The Beach Boys have explained the song isn't about a real place and obviously Kokomo, IN isn't even close to a tropical paradise nor was it the inspiration for the song. "Kokomo" just seemed to rhyme.
 
If the Beach Boys were okay on K-Best in 1988 when their music was 25 years old, then why wouldn't another Beach Boys song be okay 25 years later?
 
Back in the day, KoKoMo was where you drove your date to make out in the car.

Naturally, the Beach Boys would have NO idea of this bit of slang since they weren't into chicks and cars or anything.
 
Shiny Knob said:
Back in the day, KoKoMo was where you drove your date to make out in the car.

Naturally, the Beach Boys would have NO idea of this bit of slang since they weren't into chicks and cars or anything.
lol
 
I think the problem with "Kokomo" is that's it's a cheesy "ear-worm" song.
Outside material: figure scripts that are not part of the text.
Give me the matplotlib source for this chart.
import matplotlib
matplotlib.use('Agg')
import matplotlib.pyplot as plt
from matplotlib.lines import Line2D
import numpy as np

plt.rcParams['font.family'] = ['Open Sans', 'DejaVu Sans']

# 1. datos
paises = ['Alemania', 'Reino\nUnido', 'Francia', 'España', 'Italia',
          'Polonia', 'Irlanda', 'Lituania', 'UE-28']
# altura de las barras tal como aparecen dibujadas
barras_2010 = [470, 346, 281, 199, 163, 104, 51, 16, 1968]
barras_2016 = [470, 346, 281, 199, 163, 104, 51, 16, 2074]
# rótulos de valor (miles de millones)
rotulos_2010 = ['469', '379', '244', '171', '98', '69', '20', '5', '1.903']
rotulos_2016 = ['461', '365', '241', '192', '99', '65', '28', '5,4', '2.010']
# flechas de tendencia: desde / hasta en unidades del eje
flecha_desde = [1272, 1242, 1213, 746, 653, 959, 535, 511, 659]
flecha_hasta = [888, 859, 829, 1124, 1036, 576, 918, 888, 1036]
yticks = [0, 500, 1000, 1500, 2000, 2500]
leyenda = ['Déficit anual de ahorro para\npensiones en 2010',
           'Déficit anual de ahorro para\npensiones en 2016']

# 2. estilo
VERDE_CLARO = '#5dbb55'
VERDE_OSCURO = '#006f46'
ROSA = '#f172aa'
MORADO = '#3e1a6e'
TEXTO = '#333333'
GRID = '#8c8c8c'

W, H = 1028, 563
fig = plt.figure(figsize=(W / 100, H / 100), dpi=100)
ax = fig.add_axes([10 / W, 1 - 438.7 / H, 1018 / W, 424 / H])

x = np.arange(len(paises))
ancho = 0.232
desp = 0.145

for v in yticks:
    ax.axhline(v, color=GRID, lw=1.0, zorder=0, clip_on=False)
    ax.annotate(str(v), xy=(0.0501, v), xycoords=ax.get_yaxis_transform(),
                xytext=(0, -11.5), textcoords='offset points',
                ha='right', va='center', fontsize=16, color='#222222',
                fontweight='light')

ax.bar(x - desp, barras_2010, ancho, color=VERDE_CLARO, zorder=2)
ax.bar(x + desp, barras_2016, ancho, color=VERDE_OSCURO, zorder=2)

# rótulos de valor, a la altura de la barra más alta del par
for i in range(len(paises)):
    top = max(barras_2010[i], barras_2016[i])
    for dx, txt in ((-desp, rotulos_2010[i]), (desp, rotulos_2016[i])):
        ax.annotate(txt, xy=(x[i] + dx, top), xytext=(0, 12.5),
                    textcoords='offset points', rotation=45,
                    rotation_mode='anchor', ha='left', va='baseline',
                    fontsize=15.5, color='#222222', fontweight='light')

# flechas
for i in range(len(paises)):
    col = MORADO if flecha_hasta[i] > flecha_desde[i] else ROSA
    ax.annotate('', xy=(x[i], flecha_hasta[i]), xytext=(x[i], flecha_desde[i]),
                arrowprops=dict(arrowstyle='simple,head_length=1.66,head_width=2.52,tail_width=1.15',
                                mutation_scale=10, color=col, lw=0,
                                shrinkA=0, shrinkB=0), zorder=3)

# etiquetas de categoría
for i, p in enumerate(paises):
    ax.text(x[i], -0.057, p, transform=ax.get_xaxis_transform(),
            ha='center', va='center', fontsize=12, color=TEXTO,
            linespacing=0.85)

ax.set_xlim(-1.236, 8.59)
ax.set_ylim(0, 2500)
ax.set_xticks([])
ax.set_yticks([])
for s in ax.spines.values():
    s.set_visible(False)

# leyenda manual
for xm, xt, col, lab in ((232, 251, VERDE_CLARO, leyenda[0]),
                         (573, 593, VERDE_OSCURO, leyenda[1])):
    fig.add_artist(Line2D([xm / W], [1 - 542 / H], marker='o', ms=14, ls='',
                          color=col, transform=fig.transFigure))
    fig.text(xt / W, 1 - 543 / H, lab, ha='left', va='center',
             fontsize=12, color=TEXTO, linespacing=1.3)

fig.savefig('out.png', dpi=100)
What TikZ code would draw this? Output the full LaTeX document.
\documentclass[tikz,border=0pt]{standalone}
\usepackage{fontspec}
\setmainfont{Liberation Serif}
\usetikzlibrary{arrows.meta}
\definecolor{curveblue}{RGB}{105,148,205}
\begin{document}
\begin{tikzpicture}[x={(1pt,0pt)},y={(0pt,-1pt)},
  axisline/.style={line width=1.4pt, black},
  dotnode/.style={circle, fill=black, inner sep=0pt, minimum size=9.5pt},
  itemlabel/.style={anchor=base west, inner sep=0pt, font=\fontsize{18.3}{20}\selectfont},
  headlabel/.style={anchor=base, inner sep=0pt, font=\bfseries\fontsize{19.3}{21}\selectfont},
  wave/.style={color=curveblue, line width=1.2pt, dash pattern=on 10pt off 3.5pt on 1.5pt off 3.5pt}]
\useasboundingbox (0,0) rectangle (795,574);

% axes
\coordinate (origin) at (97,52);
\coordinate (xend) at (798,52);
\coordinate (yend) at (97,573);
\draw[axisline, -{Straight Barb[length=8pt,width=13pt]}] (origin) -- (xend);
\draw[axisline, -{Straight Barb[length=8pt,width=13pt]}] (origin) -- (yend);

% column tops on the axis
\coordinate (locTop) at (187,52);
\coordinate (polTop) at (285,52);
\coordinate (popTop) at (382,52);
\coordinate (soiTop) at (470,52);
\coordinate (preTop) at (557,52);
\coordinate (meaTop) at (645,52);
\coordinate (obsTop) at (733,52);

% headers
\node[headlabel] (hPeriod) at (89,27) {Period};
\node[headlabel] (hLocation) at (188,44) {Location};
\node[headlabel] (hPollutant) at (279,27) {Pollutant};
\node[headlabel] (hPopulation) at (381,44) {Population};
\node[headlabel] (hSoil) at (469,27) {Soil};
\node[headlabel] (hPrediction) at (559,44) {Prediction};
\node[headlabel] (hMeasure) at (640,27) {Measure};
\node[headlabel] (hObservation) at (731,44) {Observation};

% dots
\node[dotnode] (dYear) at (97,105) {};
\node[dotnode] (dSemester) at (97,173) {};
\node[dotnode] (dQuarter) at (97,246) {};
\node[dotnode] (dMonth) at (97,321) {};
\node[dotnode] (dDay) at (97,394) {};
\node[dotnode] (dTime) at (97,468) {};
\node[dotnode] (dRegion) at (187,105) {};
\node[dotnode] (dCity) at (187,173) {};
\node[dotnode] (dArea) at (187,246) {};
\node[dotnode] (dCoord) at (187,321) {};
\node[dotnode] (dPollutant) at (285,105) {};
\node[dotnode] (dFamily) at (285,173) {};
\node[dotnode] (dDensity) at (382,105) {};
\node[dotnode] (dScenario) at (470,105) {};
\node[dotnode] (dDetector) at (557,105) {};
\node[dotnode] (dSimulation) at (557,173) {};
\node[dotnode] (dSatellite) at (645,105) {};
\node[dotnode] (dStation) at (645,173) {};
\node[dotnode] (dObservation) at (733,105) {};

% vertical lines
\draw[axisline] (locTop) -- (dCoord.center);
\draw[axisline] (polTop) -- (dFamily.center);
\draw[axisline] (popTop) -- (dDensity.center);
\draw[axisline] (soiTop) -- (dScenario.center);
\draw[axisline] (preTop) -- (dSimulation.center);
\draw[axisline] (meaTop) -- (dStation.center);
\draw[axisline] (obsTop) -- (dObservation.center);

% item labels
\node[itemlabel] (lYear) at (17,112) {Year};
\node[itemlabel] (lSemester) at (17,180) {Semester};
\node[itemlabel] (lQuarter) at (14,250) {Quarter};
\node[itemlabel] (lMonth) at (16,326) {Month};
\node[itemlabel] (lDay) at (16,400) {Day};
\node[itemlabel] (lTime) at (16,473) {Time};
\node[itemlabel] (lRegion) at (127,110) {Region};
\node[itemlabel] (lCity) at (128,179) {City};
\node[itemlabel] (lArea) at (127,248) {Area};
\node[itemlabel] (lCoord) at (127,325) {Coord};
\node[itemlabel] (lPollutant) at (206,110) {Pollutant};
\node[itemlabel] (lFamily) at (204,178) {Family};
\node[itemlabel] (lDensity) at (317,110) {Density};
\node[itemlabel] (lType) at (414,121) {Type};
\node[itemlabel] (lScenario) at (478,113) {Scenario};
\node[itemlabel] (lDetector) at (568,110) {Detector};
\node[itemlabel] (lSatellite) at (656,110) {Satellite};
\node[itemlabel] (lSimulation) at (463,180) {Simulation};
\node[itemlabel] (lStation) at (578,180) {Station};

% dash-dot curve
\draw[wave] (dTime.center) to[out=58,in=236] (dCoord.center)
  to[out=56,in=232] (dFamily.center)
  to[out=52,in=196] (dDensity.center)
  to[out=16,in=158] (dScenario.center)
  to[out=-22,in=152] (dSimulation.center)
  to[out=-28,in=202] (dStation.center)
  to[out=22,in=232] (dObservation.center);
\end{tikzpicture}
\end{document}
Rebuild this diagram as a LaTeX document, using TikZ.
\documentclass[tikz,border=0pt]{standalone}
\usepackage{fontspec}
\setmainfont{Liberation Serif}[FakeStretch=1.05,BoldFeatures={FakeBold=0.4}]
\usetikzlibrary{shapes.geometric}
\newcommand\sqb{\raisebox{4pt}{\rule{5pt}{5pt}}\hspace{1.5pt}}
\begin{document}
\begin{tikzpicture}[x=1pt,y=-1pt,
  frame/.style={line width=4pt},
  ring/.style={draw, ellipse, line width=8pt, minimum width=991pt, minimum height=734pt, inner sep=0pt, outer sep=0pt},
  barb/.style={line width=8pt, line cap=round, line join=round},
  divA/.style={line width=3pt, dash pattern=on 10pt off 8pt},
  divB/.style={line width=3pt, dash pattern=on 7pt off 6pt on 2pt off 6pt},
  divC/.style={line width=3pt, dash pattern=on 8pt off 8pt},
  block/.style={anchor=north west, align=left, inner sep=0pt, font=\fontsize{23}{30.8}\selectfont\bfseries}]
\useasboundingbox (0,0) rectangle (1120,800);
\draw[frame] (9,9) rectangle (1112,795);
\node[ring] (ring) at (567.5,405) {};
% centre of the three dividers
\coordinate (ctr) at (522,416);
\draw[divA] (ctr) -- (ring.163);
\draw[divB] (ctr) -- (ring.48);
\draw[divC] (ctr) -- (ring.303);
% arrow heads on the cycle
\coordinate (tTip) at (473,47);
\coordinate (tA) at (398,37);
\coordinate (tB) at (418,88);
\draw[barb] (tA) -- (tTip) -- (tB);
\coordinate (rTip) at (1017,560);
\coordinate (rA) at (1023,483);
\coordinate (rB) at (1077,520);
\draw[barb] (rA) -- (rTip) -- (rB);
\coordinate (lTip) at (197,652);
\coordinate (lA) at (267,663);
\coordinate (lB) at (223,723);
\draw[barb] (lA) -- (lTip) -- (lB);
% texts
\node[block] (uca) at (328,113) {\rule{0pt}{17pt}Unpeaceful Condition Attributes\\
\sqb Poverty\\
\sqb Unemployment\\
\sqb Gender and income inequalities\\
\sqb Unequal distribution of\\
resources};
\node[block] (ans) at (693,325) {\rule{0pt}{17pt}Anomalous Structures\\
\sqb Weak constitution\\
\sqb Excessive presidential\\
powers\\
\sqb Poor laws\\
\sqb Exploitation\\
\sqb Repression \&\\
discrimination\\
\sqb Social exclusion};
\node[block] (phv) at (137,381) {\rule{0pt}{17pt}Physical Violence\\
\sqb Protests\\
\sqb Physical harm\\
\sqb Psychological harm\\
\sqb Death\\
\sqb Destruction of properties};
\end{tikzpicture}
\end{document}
Might work for some of the Jimmy Buffett fans ( :p), but it turns off those of us who's rather hear some long forgotten Carole King, Temptations, Sergio Mendes, Stevie Wonder, Chad and Jeremy, Emmylou Harris, Aretha Franklin, etc etc.

It's not a matter of what category you store an album, but how it sounds, in the context of what airs before and after it. KMCQ actually thinks about segues, and they often work!

KMCQ has a fan base because it brings back stuff we used to hear all the time on the radio - one hit wonders and all. And while sometimes the diversity doesn't work for me (I tune out when it gets too hard or Jam band-y for my taste -- why not just leave that for the "classic rock" outlets), I do come back and can expect to be rewarded for listening.

Maybe the one other thing the format could do is feature a weekend specialty show, or spice up the evening daypart, by mixing in some deeper album cuts with current/recent material from the same artists they're playing - especially since the latest releases from these legendary artists don't seem to have a radio outlet anymore. But that doesn't mean they don't necessarily still have talent, or that their admirers don't want to hear anything new from them ever again.